Given exercise: Each line below must be set down exactly; omit any image you find.

***** Information supplied *****

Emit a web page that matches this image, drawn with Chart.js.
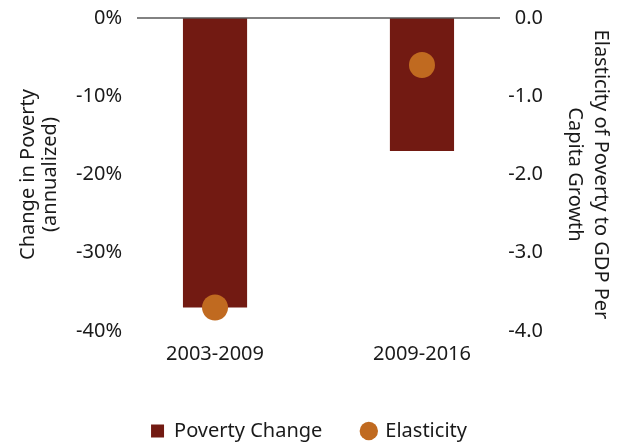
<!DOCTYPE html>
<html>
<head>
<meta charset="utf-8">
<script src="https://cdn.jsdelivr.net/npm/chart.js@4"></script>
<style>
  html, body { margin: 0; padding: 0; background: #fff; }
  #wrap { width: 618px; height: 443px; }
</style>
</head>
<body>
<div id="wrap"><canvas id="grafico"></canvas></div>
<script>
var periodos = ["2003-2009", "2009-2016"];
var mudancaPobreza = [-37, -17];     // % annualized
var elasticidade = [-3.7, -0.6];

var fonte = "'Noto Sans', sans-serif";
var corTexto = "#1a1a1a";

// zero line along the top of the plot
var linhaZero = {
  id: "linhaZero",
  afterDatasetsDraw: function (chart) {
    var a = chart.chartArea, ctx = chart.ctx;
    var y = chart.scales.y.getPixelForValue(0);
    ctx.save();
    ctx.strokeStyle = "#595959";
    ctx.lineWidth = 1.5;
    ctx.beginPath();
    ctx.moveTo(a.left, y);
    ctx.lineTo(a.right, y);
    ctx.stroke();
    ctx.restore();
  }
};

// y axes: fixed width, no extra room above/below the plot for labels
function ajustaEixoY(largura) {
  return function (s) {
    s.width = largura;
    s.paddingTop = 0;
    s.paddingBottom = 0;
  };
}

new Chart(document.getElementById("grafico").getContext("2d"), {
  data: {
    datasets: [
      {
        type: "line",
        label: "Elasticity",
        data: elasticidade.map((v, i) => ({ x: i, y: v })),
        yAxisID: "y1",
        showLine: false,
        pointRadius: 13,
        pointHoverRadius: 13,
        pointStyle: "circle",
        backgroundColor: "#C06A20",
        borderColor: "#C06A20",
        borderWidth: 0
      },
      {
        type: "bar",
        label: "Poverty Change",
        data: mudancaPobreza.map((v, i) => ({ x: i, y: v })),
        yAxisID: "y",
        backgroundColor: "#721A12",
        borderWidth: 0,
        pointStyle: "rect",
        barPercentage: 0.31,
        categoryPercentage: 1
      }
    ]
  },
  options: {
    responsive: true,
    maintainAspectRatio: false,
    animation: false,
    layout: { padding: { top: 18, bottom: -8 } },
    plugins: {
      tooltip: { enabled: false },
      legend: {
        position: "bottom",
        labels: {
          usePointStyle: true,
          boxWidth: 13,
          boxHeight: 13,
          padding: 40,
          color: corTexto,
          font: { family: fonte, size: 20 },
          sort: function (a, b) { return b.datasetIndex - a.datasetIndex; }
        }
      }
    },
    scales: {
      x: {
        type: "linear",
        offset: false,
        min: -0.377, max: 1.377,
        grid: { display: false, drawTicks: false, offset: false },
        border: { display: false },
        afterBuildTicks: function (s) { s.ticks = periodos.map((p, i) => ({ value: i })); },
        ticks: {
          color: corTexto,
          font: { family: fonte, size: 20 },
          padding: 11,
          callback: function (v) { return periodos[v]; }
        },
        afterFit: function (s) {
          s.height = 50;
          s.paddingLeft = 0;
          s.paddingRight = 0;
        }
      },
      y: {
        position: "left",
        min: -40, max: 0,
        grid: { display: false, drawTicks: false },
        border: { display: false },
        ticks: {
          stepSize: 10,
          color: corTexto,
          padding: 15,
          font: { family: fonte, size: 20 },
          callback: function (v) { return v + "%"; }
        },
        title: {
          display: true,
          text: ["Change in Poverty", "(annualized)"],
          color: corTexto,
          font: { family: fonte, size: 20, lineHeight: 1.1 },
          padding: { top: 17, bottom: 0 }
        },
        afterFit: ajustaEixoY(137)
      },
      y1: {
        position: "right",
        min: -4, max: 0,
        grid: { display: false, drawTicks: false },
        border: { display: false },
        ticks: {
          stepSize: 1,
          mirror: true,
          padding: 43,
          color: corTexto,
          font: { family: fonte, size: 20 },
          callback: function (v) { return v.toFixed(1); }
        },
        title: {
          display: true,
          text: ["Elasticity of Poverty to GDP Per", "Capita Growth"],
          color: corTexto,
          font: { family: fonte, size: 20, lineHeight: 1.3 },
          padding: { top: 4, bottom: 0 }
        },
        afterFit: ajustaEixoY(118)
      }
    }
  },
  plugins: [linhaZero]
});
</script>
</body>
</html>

*****

Correct output:
Emit a web page that matches this image, drawn with Chart.js.
<!DOCTYPE html>
<html>
<head>
<meta charset="utf-8">
<script src="https://cdn.jsdelivr.net/npm/chart.js@4"></script>
<style>
  html, body { margin: 0; padding: 0; background: #fff; }
  #wrap { width: 618px; height: 443px; }
</style>
</head>
<body>
<div id="wrap"><canvas id="grafico"></canvas></div>
<script>
var periodos = ["2003-2009", "2009-2016"];
var mudancaPobreza = [-37, -17];     // % annualized
var elasticidade = [-3.7, -0.6];

var fonte = "'Noto Sans', sans-serif";
var corTexto = "#1a1a1a";

// zero line along the top of the plot
var linhaZero = {
  id: "linhaZero",
  afterDatasetsDraw: function (chart) {
    var a = chart.chartArea, ctx = chart.ctx;
    var y = chart.scales.y.getPixelForValue(0);
    ctx.save();
    ctx.strokeStyle = "#595959";
    ctx.lineWidth = 1.5;
    ctx.beginPath();
    ctx.moveTo(a.left, y);
    ctx.lineTo(a.right, y);
    ctx.stroke();
    ctx.restore();
  }
};

// y axes: fixed width, no extra room above/below the plot for labels
function ajustaEixoY(largura) {
  return function (s) {
    s.width = largura;
    s.paddingTop = 0;
    s.paddingBottom = 0;
  };
}

new Chart(document.getElementById("grafico").getContext("2d"), {
  data: {
    datasets: [
      {
        type: "line",
        label: "Elasticity",
        data: elasticidade.map((v, i) => ({ x: i, y: v })),
        yAxisID: "y1",
        showLine: false,
        pointRadius: 13,
        pointHoverRadius: 13,
        pointStyle: "circle",
        backgroundColor: "#C06A20",
        borderColor: "#C06A20",
        borderWidth: 0
      },
      {
        type: "bar",
        label: "Poverty Change",
        data: mudancaPobreza.map((v, i) => ({ x: i, y: v })),
        yAxisID: "y",
        backgroundColor: "#721A12",
        borderWidth: 0,
        pointStyle: "rect",
        barPercentage: 0.31,
        categoryPercentage: 1
      }
    ]
  },
  options: {
    responsive: true,
    maintainAspectRatio: false,
    animation: false,
    layout: { padding: { top: 18, bottom: -8 } },
    plugins: {
      tooltip: { enabled: false },
      legend: {
        position: "bottom",
        labels: {
          usePointStyle: true,
          boxWidth: 13,
          boxHeight: 13,
          padding: 40,
          color: corTexto,
          font: { family: fonte, size: 20 },
          sort: function (a, b) { return b.datasetIndex - a.datasetIndex; }
        }
      }
    },
    scales: {
      x: {
        type: "linear",
        offset: false,
        min: -0.377, max: 1.377,
        grid: { display: false, drawTicks: false, offset: false },
        border: { display: false },
        afterBuildTicks: function (s) { s.ticks = periodos.map((p, i) => ({ value: i })); },
        ticks: {
          color: corTexto,
          font: { family: fonte, size: 20 },
          padding: 11,
          callback: function (v) { return periodos[v]; }
        },
        afterFit: function (s) {
          s.height = 50;
          s.paddingLeft = 0;
          s.paddingRight = 0;
        }
      },
      y: {
        position: "left",
        min: -40, max: 0,
        grid: { display: false, drawTicks: false },
        border: { display: false },
        ticks: {
          stepSize: 10,
          color: corTexto,
          padding: 15,
          font: { family: fonte, size: 20 },
          callback: function (v) { return v + "%"; }
        },
        title: {
          display: true,
          text: ["Change in Poverty", "(annualized)"],
          color: corTexto,
          font: { family: fonte, size: 20, lineHeight: 1.1 },
          padding: { top: 17, bottom: 0 }
        },
        afterFit: ajustaEixoY(137)
      },
      y1: {
        position: "right",
        min: -4, max: 0,
        grid: { display: false, drawTicks: false },
        border: { display: false },
        ticks: {
          stepSize: 1,
          mirror: true,
          padding: 43,
          color: corTexto,
          font: { family: fonte, size: 20 },
          callback: function (v) { return v.toFixed(1); }
        },
        title: {
          display: true,
          text: ["Elasticity of Poverty to GDP Per", "Capita Growth"],
          color: corTexto,
          font: { family: fonte, size: 20, lineHeight: 1.3 },
          padding: { top: 4, bottom: 0 }
        },
        afterFit: ajustaEixoY(118)
      }
    }
  },
  plugins: [linhaZero]
});
</script>
</body>
</html>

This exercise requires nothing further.